BEGIN Information provided

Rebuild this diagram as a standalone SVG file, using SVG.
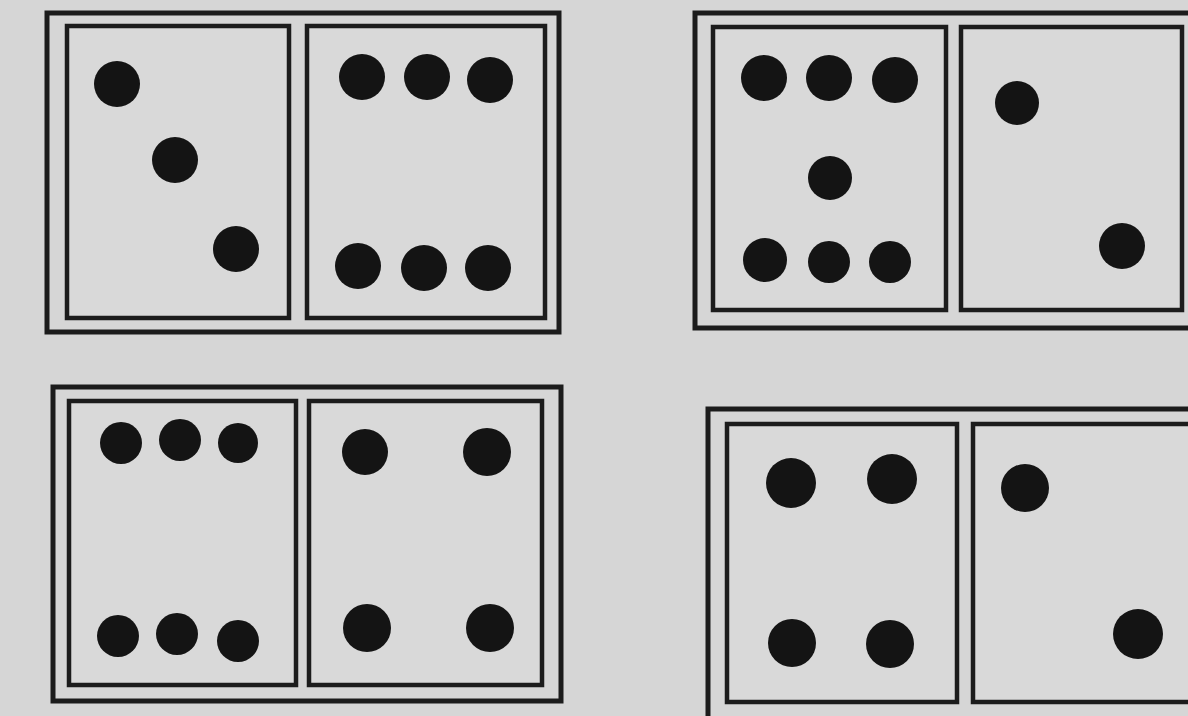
<svg xmlns="http://www.w3.org/2000/svg" width="1188" height="716" viewBox="0 0 1188 716">
<style>
.bg{fill:#d6d6d6}
.outer{fill:none;stroke:#1c1c1c;stroke-width:5}
.cell{fill:#d9d9d9;stroke:#1c1c1c;stroke-width:4.5}
.pip{fill:#141414}
</style>
<rect class="bg" x="0" y="0" width="1188" height="716"/>
<g id="domino-3-6">
<rect class="outer" x="47" y="13" width="512" height="319"/>
<rect class="cell" x="67" y="26" width="222" height="292"/>
<rect class="cell" x="307" y="26" width="238" height="292"/>
<circle class="pip" cx="117" cy="84" r="23"/>
<circle class="pip" cx="175" cy="160" r="23"/>
<circle class="pip" cx="236" cy="249" r="23"/>
<circle class="pip" cx="362" cy="77" r="23"/>
<circle class="pip" cx="427" cy="77" r="23"/>
<circle class="pip" cx="490" cy="80" r="23"/>
<circle class="pip" cx="358" cy="266" r="23"/>
<circle class="pip" cx="424" cy="268" r="23"/>
<circle class="pip" cx="488" cy="268" r="23"/>
</g>
<g id="domino-7-2">
<rect class="outer" x="695" y="13" width="520" height="315"/>
<rect class="cell" x="713" y="27" width="233" height="283"/>
<rect class="cell" x="961" y="27" width="221" height="283"/>
<circle class="pip" cx="764" cy="78" r="23"/>
<circle class="pip" cx="829" cy="78" r="23"/>
<circle class="pip" cx="895" cy="80" r="23"/>
<circle class="pip" cx="830" cy="178" r="22"/>
<circle class="pip" cx="765" cy="260" r="22"/>
<circle class="pip" cx="829" cy="262" r="21"/>
<circle class="pip" cx="890" cy="262" r="21"/>
<circle class="pip" cx="1017" cy="103" r="22"/>
<circle class="pip" cx="1122" cy="246" r="23"/>
</g>
<g id="domino-6-4">
<rect class="outer" x="53" y="387" width="508" height="314"/>
<rect class="cell" x="69" y="401" width="227" height="284"/>
<rect class="cell" x="309" y="401" width="233" height="284"/>
<circle class="pip" cx="121" cy="443" r="21"/>
<circle class="pip" cx="180" cy="440" r="21"/>
<circle class="pip" cx="238" cy="443" r="20"/>
<circle class="pip" cx="118" cy="636" r="21"/>
<circle class="pip" cx="177" cy="634" r="21"/>
<circle class="pip" cx="238" cy="641" r="21"/>
<circle class="pip" cx="365" cy="452" r="23"/>
<circle class="pip" cx="487" cy="452" r="24"/>
<circle class="pip" cx="367" cy="628" r="24"/>
<circle class="pip" cx="490" cy="628" r="24"/>
</g>
<g id="domino-4-2">
<rect class="outer" x="708" y="409" width="520" height="330"/>
<rect class="cell" x="727" y="424" width="230" height="278"/>
<rect class="cell" x="973" y="424" width="240" height="278"/>
<circle class="pip" cx="791" cy="483" r="25"/>
<circle class="pip" cx="892" cy="479" r="25"/>
<circle class="pip" cx="792" cy="643" r="24"/>
<circle class="pip" cx="890" cy="644" r="24"/>
<circle class="pip" cx="1025" cy="488" r="24"/>
<circle class="pip" cx="1138" cy="634" r="25"/>
</g>
</svg>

END Information provided

Repeat the material above word for word and skip every image in it.

◆ Correct result:
Rebuild this diagram as a standalone SVG file, using SVG.
<svg xmlns="http://www.w3.org/2000/svg" width="1188" height="716" viewBox="0 0 1188 716">
<style>
.bg{fill:#d6d6d6}
.outer{fill:none;stroke:#1c1c1c;stroke-width:5}
.cell{fill:#d9d9d9;stroke:#1c1c1c;stroke-width:4.5}
.pip{fill:#141414}
</style>
<rect class="bg" x="0" y="0" width="1188" height="716"/>
<g id="domino-3-6">
<rect class="outer" x="47" y="13" width="512" height="319"/>
<rect class="cell" x="67" y="26" width="222" height="292"/>
<rect class="cell" x="307" y="26" width="238" height="292"/>
<circle class="pip" cx="117" cy="84" r="23"/>
<circle class="pip" cx="175" cy="160" r="23"/>
<circle class="pip" cx="236" cy="249" r="23"/>
<circle class="pip" cx="362" cy="77" r="23"/>
<circle class="pip" cx="427" cy="77" r="23"/>
<circle class="pip" cx="490" cy="80" r="23"/>
<circle class="pip" cx="358" cy="266" r="23"/>
<circle class="pip" cx="424" cy="268" r="23"/>
<circle class="pip" cx="488" cy="268" r="23"/>
</g>
<g id="domino-7-2">
<rect class="outer" x="695" y="13" width="520" height="315"/>
<rect class="cell" x="713" y="27" width="233" height="283"/>
<rect class="cell" x="961" y="27" width="221" height="283"/>
<circle class="pip" cx="764" cy="78" r="23"/>
<circle class="pip" cx="829" cy="78" r="23"/>
<circle class="pip" cx="895" cy="80" r="23"/>
<circle class="pip" cx="830" cy="178" r="22"/>
<circle class="pip" cx="765" cy="260" r="22"/>
<circle class="pip" cx="829" cy="262" r="21"/>
<circle class="pip" cx="890" cy="262" r="21"/>
<circle class="pip" cx="1017" cy="103" r="22"/>
<circle class="pip" cx="1122" cy="246" r="23"/>
</g>
<g id="domino-6-4">
<rect class="outer" x="53" y="387" width="508" height="314"/>
<rect class="cell" x="69" y="401" width="227" height="284"/>
<rect class="cell" x="309" y="401" width="233" height="284"/>
<circle class="pip" cx="121" cy="443" r="21"/>
<circle class="pip" cx="180" cy="440" r="21"/>
<circle class="pip" cx="238" cy="443" r="20"/>
<circle class="pip" cx="118" cy="636" r="21"/>
<circle class="pip" cx="177" cy="634" r="21"/>
<circle class="pip" cx="238" cy="641" r="21"/>
<circle class="pip" cx="365" cy="452" r="23"/>
<circle class="pip" cx="487" cy="452" r="24"/>
<circle class="pip" cx="367" cy="628" r="24"/>
<circle class="pip" cx="490" cy="628" r="24"/>
</g>
<g id="domino-4-2">
<rect class="outer" x="708" y="409" width="520" height="330"/>
<rect class="cell" x="727" y="424" width="230" height="278"/>
<rect class="cell" x="973" y="424" width="240" height="278"/>
<circle class="pip" cx="791" cy="483" r="25"/>
<circle class="pip" cx="892" cy="479" r="25"/>
<circle class="pip" cx="792" cy="643" r="24"/>
<circle class="pip" cx="890" cy="644" r="24"/>
<circle class="pip" cx="1025" cy="488" r="24"/>
<circle class="pip" cx="1138" cy="634" r="25"/>
</g>
</svg>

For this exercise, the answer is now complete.